Albertson, who holds the world track record for 50 kilometers, is a legit marathoner who owns the world indoor record (yes, there is one) and finished seventh in last year’s Olympic trials. He could have been a useful “rabbit,” but Boston never has used paid pace-setters.
Still, Albertson went out so briskly on the downhill stretch from Hopkinton to Ashland that the leaders never realized he was in front.
Albertson figured that the pack would catch up to him by Framingham. But when he made the firehouse turn and headed into the Newton hills, he was as alone as Tarzan Brown had been in 1936.
It wasn’t until he approached Heartbreak that his pursuers, who’d been lollygagging at a 2:12 pace for much of the route, got close enough to discover that a stranger from Fresno was in fact the leader.
“I didn’t know somebody was ahead until we closed the gap,” said Kipruto.
When they did, they closed en masse on Albertson, who hung in stubbornly for 10th. Once the pack came off the hills, it became a track race among 14 guys, half of them Ethiopians.
At 35 kilometers, Kipruto decided to shake things up and see who could match his pace. None could. Ethiopia’s Lelisa Desisa, the reigning world champion and a two-time victor here, walked off the course with a mile to go.
“I made a massive move, I can say,” said Kipruto, who covered the next five kilometers in 14:05 and opened up 37 seconds of daylight. “I push to see if today was my day. And, thank God, it was.”

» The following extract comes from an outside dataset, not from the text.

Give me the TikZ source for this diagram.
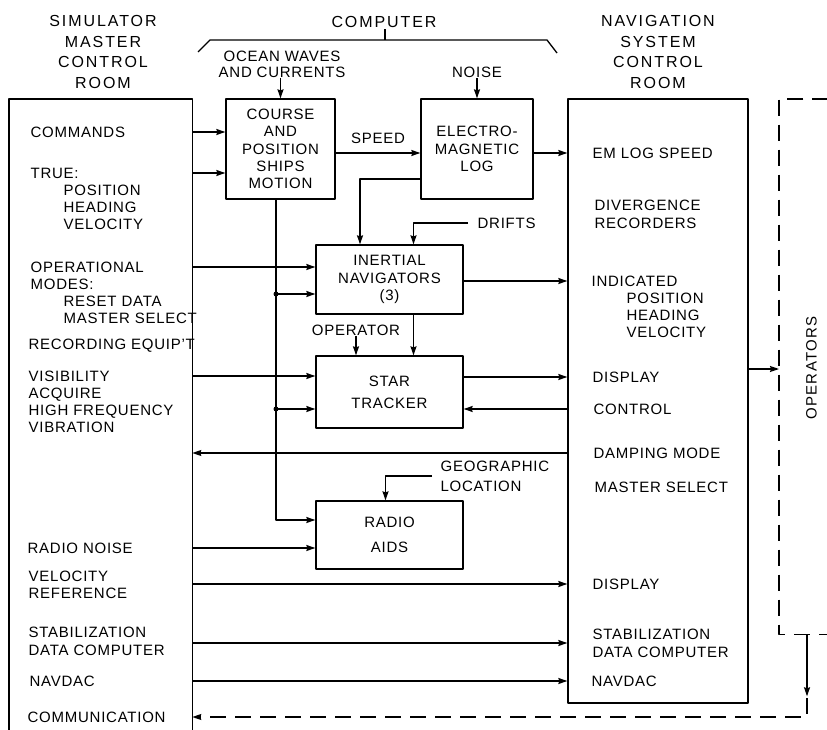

From Kenmore Square to the finish, he was bouncing and breezing. Kipruto had won in Prague this spring, but nobody outside of Central Europe and the Nandi Hills noticed. Winning here, no matter what time of year, means a global headline.
So it was, too, for Kipyokei, who unlike Kipruto knew who actually was leading heading into the hills. She was.
The women’s pace lagged too, with a pack of at least 15 staying together stubbornly, the leader changing at virtually every mile marker.
“No one wanted to lead,” said Nell Rojas. “Someone would come up, we’d go a little faster, then we’d slow down.”
Rojas, whose coach and father Ric was a Harvard distance star, had been a triathlete until she decided she didn’t want to buy a bike and train for the Ironman and went back to running. She’d made the top 10 in the Olympic marathon trials and reckoned that she’d be in the mix, hanging on to the back of the pack.
“Somehow I ended up leading [at 15 and 17 miles] — and I never lead,” marveled Rojas, who was the top American in sixth place.
Kipyokei decided finally that she was bored with all that dawdling and indecision.
“I saw the group was slowing down and I said to myself, ‘Let me go,’” she said.
Kipyokei grabbed a four-second lead at 18 miles and increased it to 14 seconds by 19. Her only pursuer by then was Ethiopia’s Netsanet Gudeta, who closed and then ran alongside her. So Kipyokei pushed again when they came to the flats, and this time her move was definitive.
The only contender in her rearview was Kiplagat, the 41-year-old immortal who has won two global crowns, broke 2:22 when she won here in 2017, and was runner-up two years ago. Kiplagat gave chase, but there was too much time to close and too little roadway.
“I’m grateful for the second-place finish today,” she said.
Kiplagat’s résumé is sufficiently distinguished by now that it needs little additional embellishment. Kipyokei’s still has plenty of room for more. What mattered most back in Nairobi is that four of their own were the first across in Boston. In April or October, that still means something.